(Task requirements)
Copy, exactly and only, the lines from the one with "Clone this chart in matplotlib." up to and including the one with "ha=ha, va='center', fontsize=13, color='#222222')", leaving pictures out.

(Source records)

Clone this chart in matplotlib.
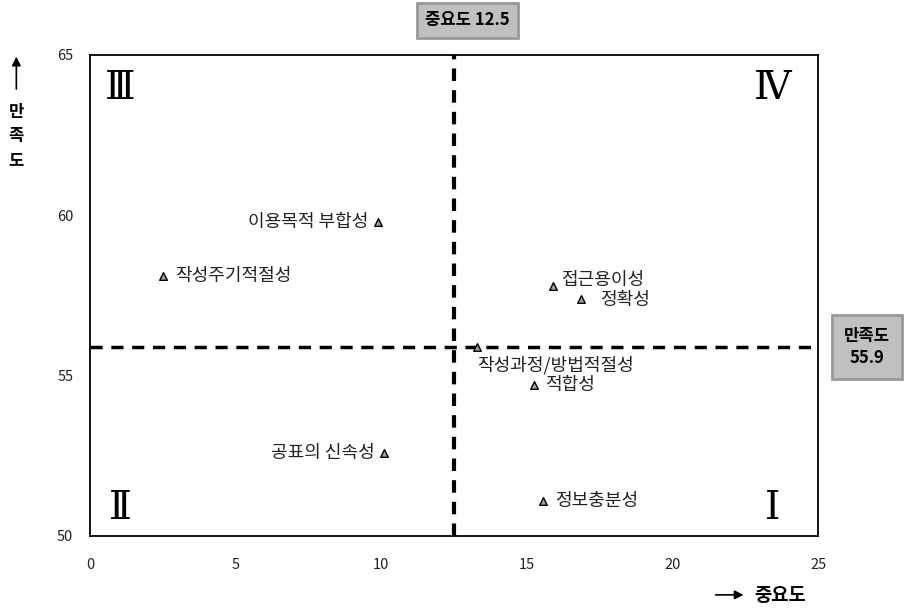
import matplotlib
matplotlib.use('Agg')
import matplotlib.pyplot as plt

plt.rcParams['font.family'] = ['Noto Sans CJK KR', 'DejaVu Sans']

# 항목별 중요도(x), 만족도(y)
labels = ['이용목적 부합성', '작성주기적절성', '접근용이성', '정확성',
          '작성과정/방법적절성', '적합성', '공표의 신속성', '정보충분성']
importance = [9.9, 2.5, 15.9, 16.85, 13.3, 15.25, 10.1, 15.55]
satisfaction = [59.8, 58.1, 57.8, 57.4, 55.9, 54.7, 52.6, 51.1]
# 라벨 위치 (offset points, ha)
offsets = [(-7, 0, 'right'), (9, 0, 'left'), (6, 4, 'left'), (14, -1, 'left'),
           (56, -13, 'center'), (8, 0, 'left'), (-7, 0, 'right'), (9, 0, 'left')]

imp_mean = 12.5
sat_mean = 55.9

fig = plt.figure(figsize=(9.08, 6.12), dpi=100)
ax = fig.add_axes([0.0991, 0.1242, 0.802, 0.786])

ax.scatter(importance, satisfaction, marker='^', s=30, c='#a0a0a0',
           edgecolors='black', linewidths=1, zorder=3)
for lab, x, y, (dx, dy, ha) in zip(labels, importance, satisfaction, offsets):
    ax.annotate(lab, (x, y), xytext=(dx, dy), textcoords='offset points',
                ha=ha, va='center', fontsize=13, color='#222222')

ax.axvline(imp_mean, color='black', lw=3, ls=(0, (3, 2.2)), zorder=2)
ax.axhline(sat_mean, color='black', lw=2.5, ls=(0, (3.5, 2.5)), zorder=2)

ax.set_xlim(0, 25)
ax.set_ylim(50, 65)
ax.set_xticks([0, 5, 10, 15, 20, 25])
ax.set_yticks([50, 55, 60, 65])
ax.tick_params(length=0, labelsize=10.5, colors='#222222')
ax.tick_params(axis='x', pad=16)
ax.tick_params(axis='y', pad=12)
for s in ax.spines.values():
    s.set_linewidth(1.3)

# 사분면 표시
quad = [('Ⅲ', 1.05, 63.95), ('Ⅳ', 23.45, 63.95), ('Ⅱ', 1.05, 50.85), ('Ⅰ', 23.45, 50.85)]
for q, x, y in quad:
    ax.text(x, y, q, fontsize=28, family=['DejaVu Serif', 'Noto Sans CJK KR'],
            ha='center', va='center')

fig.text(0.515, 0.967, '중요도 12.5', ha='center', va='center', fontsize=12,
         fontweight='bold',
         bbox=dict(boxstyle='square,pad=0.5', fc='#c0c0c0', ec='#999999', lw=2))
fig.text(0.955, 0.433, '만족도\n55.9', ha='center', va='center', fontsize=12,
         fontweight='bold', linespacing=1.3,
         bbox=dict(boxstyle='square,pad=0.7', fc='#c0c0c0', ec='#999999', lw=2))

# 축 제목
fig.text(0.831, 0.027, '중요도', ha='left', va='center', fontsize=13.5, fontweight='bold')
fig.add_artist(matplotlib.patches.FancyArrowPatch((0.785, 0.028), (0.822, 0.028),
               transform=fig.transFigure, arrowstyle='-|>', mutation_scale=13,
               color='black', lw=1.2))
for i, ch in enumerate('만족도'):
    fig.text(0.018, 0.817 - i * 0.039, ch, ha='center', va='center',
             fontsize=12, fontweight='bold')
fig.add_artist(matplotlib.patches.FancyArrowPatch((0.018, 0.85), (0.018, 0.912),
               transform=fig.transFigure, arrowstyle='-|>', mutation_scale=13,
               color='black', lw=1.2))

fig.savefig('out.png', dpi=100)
---
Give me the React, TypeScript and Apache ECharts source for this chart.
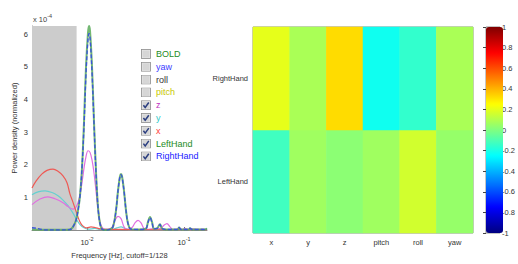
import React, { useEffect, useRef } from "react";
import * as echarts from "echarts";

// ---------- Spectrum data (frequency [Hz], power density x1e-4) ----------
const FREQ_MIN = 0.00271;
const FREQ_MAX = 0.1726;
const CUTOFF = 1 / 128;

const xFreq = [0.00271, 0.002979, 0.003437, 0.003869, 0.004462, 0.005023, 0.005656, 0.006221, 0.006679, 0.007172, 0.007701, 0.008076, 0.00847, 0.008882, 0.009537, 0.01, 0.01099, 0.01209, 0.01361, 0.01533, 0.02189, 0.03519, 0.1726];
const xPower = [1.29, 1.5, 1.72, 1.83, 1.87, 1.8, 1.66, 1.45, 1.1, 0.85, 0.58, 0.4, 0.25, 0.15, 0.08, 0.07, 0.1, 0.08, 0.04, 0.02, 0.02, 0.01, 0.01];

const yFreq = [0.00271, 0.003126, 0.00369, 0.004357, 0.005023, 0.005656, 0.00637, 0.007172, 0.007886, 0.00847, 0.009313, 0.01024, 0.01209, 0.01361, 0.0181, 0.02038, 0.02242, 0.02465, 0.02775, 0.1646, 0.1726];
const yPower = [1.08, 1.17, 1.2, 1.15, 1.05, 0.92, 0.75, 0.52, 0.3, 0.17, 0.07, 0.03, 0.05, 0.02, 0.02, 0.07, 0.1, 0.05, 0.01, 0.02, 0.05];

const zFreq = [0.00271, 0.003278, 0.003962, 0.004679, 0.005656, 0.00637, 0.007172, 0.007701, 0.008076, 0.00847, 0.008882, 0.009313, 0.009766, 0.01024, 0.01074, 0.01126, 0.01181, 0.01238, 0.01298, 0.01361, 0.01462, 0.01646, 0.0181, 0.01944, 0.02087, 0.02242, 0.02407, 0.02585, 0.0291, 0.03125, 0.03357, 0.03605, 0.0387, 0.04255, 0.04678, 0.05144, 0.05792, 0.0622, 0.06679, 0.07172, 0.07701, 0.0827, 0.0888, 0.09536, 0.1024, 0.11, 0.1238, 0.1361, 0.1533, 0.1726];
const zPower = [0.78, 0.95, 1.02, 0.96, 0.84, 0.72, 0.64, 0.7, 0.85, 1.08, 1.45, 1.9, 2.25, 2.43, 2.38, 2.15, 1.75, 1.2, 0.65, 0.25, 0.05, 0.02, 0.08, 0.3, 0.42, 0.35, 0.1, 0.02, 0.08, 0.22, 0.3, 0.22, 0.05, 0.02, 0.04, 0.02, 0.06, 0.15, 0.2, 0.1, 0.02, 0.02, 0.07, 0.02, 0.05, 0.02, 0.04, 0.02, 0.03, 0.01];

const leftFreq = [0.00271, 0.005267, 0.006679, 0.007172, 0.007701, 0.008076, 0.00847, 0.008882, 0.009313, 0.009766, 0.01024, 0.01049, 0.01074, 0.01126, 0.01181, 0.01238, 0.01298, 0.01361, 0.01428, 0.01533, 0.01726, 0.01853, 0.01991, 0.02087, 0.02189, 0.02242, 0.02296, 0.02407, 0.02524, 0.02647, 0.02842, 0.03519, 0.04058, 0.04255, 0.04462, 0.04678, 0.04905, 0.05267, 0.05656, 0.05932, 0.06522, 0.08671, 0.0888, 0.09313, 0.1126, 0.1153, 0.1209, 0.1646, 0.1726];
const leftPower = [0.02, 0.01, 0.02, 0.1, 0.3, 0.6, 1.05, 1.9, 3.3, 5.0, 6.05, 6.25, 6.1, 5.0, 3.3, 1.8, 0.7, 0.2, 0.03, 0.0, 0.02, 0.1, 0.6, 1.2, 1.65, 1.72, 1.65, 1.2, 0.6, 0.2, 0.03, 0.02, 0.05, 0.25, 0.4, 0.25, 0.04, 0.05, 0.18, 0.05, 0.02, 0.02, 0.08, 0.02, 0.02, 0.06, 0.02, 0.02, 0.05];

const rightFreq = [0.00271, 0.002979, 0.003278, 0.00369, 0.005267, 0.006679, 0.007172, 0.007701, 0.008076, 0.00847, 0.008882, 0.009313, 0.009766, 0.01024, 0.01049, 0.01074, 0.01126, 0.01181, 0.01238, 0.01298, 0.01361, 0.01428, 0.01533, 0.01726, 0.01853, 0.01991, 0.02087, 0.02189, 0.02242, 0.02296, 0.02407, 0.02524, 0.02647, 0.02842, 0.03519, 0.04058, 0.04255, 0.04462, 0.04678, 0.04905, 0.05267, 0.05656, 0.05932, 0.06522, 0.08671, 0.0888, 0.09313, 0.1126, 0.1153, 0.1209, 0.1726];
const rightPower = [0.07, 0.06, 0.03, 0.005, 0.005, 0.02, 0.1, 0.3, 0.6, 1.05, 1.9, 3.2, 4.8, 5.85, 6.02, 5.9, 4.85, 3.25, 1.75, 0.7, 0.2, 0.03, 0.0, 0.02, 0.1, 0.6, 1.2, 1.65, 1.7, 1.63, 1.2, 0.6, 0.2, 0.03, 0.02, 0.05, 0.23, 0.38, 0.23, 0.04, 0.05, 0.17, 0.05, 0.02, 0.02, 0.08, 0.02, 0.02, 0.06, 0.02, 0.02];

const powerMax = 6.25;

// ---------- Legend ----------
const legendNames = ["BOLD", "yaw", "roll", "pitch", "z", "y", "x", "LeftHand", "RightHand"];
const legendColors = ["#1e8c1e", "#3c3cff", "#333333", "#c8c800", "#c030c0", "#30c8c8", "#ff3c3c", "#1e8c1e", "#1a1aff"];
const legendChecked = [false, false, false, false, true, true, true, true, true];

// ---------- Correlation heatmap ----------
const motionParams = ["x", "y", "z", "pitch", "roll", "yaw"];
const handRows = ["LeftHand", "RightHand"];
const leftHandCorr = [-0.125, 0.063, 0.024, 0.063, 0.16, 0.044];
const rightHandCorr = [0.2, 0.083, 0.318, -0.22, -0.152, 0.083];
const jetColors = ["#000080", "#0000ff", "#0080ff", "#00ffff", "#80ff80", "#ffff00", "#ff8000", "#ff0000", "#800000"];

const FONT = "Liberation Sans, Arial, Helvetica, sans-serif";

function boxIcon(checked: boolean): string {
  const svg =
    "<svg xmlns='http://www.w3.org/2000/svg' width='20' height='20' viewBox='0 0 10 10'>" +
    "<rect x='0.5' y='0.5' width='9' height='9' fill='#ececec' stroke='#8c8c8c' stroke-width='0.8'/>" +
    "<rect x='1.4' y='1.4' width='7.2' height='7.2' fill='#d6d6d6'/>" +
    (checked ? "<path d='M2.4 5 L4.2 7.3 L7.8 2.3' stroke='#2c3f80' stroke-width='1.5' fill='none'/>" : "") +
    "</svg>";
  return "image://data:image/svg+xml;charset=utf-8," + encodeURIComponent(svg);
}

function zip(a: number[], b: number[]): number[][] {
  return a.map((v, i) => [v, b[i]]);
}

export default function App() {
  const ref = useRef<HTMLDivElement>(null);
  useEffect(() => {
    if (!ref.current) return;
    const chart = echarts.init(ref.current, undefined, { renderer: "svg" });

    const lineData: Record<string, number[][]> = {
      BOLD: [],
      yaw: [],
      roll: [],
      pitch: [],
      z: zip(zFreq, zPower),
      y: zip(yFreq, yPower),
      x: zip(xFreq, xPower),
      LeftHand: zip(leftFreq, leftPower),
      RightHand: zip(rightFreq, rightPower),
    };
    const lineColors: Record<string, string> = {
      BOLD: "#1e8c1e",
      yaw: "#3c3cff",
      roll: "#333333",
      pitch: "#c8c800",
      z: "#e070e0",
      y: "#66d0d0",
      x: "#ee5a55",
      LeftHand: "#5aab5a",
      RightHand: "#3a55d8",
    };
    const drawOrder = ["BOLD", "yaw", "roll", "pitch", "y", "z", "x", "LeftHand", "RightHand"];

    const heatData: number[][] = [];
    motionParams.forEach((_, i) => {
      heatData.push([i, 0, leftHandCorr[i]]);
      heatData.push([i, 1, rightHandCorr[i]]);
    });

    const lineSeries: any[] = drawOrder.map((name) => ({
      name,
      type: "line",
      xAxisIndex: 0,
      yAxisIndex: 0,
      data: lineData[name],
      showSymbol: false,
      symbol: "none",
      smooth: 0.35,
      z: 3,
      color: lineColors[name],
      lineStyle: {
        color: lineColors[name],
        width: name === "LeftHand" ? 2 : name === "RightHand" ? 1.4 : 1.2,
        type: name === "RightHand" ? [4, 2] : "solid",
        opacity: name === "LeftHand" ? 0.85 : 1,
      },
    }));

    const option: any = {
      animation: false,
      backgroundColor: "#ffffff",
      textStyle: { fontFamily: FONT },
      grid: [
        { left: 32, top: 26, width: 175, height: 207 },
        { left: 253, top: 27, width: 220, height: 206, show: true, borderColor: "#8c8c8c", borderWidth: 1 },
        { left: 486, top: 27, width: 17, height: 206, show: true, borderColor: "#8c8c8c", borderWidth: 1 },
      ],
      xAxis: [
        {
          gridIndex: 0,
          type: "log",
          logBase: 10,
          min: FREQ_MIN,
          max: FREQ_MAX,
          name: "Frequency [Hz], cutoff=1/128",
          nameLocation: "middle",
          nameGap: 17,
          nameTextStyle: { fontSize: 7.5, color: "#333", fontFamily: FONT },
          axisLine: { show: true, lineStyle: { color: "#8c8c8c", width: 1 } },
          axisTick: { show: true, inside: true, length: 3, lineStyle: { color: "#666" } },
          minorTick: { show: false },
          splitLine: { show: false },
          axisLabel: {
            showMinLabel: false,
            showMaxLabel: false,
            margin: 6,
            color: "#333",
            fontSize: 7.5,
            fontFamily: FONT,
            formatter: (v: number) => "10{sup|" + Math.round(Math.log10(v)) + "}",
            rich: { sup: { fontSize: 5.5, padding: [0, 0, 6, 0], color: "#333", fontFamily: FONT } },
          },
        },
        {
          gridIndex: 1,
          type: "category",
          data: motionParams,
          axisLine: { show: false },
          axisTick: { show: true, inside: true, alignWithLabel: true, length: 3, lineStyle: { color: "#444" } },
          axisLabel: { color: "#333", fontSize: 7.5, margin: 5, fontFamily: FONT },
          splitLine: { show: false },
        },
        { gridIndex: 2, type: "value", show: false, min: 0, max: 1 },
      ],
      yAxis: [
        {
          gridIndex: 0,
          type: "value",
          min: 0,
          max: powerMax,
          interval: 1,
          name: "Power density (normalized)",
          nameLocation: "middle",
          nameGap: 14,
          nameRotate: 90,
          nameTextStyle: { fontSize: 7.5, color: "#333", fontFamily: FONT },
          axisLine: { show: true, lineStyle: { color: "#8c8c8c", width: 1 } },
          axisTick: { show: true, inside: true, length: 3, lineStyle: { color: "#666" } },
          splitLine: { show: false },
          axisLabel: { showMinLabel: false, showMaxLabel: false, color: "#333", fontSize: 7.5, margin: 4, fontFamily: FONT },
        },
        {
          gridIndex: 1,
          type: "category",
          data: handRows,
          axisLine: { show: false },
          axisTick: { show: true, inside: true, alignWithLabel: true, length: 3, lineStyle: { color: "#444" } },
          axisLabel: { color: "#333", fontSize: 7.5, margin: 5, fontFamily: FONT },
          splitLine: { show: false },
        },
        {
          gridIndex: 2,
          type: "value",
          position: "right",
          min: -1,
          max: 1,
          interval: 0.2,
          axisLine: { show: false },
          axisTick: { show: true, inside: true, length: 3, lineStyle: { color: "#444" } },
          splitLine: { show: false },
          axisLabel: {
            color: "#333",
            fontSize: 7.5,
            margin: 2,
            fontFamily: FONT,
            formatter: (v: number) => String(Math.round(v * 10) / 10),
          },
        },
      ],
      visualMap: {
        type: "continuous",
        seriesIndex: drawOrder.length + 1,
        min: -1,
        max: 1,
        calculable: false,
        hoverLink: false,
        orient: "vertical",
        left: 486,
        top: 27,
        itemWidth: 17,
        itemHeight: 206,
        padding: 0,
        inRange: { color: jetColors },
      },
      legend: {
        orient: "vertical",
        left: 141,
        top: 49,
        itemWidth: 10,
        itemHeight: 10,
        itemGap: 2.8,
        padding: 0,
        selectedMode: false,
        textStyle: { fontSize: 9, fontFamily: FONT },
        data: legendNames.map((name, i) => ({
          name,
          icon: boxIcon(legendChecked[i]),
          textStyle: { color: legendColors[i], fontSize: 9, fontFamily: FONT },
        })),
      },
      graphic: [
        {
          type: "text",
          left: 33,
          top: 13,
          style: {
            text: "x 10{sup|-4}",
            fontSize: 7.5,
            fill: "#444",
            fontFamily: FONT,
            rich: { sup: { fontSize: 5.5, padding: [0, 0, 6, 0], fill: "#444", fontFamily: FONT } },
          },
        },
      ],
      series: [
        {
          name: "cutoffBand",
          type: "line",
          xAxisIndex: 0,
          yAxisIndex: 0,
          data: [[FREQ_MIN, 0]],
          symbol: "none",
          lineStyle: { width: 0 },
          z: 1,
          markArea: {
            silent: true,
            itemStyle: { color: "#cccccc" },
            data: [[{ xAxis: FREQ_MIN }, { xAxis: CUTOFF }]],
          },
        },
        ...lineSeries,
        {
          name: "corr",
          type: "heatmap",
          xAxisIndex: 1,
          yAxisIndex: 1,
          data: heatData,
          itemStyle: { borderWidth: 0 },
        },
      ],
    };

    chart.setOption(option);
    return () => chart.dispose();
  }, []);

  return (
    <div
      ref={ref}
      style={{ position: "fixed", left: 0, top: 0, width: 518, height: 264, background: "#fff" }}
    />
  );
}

(Solution to the problem)
Clone this chart in matplotlib.
import matplotlib
matplotlib.use('Agg')
import matplotlib.pyplot as plt

plt.rcParams['font.family'] = ['Noto Sans CJK KR', 'DejaVu Sans']

# 항목별 중요도(x), 만족도(y)
labels = ['이용목적 부합성', '작성주기적절성', '접근용이성', '정확성',
          '작성과정/방법적절성', '적합성', '공표의 신속성', '정보충분성']
importance = [9.9, 2.5, 15.9, 16.85, 13.3, 15.25, 10.1, 15.55]
satisfaction = [59.8, 58.1, 57.8, 57.4, 55.9, 54.7, 52.6, 51.1]
# 라벨 위치 (offset points, ha)
offsets = [(-7, 0, 'right'), (9, 0, 'left'), (6, 4, 'left'), (14, -1, 'left'),
           (56, -13, 'center'), (8, 0, 'left'), (-7, 0, 'right'), (9, 0, 'left')]

imp_mean = 12.5
sat_mean = 55.9

fig = plt.figure(figsize=(9.08, 6.12), dpi=100)
ax = fig.add_axes([0.0991, 0.1242, 0.802, 0.786])

ax.scatter(importance, satisfaction, marker='^', s=30, c='#a0a0a0',
           edgecolors='black', linewidths=1, zorder=3)
for lab, x, y, (dx, dy, ha) in zip(labels, importance, satisfaction, offsets):
    ax.annotate(lab, (x, y), xytext=(dx, dy), textcoords='offset points',
                ha=ha, va='center', fontsize=13, color='#222222')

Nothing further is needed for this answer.